Your Mental Health and Stress Leave in Ontario

While you may be used to work-related stress, being in a constant state of stress or anxiety is known to contribute to the development of several physical and mental illnesses, like high blood pressure, heart conditions, stomach ulcers, anxiety, depression and others. 

Even if you are attentive to your physical and mental health, you may be experiencing the effects of heightened stress levels without knowing it. There are many symptoms of stress that present themselves in various ways, and some aren’t obvious.  

Knowing what those symptoms are and what your rights are if you need to take a stress leave from work is crucial in managing and treating them.

Recognizing Unhealthy Levels of Stress

Over half of Canadians polled about their mental health said that it had worsened over the two years of mass lockdowns, layoffs, social distancing, travel bans, etc., caused by the COVID-19 pandemic.
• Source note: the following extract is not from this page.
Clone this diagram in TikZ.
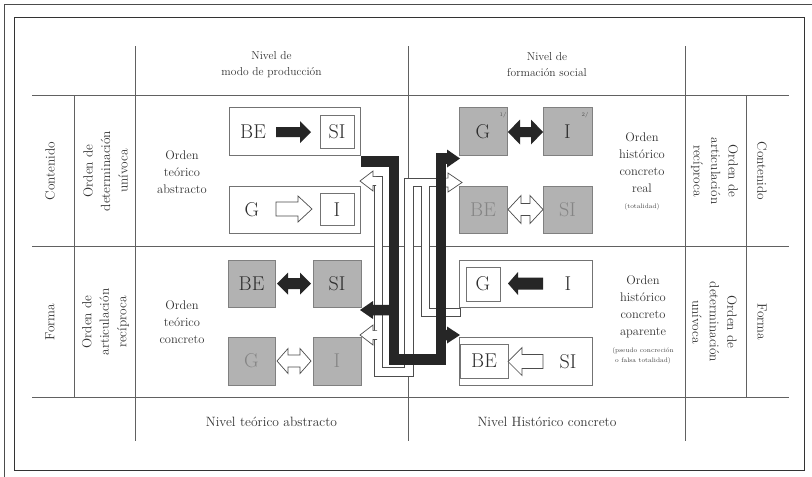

The worst may be behind us, but that amount of stress over a prolonged period of time can have a lasting effect on the brain’s ability to handle future stress and recover from increased anxiety.

Even if you don’t feel any differently, recognizing the warning signs of unhealthy stress levels can save you from a potentially fatal or debilitating health condition. Indications come in many forms of physical, mental, behavioural and emotional signs, such as:

  • Dry mouth and increased heart rate
  • Stiffness or pain, especially in the neck, shoulders and lower back
  • Frequent illnesses or the worsening of existing conditions
  • Chest pain, headaches, stomach ailments, nausea
  • Trembling, sweating, nervousness, anxiousness
  • Fatigue and changes in your sleeping habits
  • Changes in eating habits and/or weight gain or loss
  • Increased smoking, drinking, drug use
  • Aggressive behaviour, including yelling and cursing
  • Irritability, anger, impatience
  • Avoidance or procrastination
  • Isolating yourself from others
  • Difficulty concentrating, remembering, and decision-making 
  • Loss of joy or sense of humour, depression
  • Decreased libido

If you are constantly experiencing symptoms of stress or it takes a long time for them to pass after they’ve started, speak to your doctor as soon as you can, especially if you’re feeling physical symptoms like chest pain or stomach issues. These symptoms can indicate or result in serious health conditions.

Your healthcare provider may prescribe wellness exercises, refer you for treatment and/or recommend that you take stress leave from your work.

Taking Stress Leave in Ontario

To be clear, your healthcare provider does not have to sign off on your taking stress leave from work. However, in circumstances when it’s reasonable for them to do so, your employer can ask that you provide a medical note if you take a sick or stress leave. Reasonable circumstances can include requesting more time off than you’re allowed or regularly being absent from work. 

Legally, there isn’t a specific leave for stress in Ontario, and taking stress leave is considered part of your sick leave entitlement. These are some of your other rights regarding sick leave in Ontario:

  • You’re entitled to a minimum of three unpaid days of sick leave per calendar year if you’ve worked with your current employer for at least two consecutive weeks, unless you work in a federally-regulated industry, in which case you’re provided a minimum of five days of sick or “personal leave” in a calendar year – three of which are paid if you’ve been with your employer for at least three consecutive months. 
  • Your employment contract may provide a longer sick or stress leave, possibly with paid time off. If so, those terms become the minimums you’re entitled to. 
  • It’s against the law for your employer to punish you in any way for asking about, planning or taking sick/stress leave.
  • You’re entitled to the same or a comparable position when you return from a legally-mandated leave, including leaves that are provided in your employment contract.

If you do take sick leave, you’re required to notify your employer, preferably before you go on leave. If you’re unable to, you must notify them as soon as you can.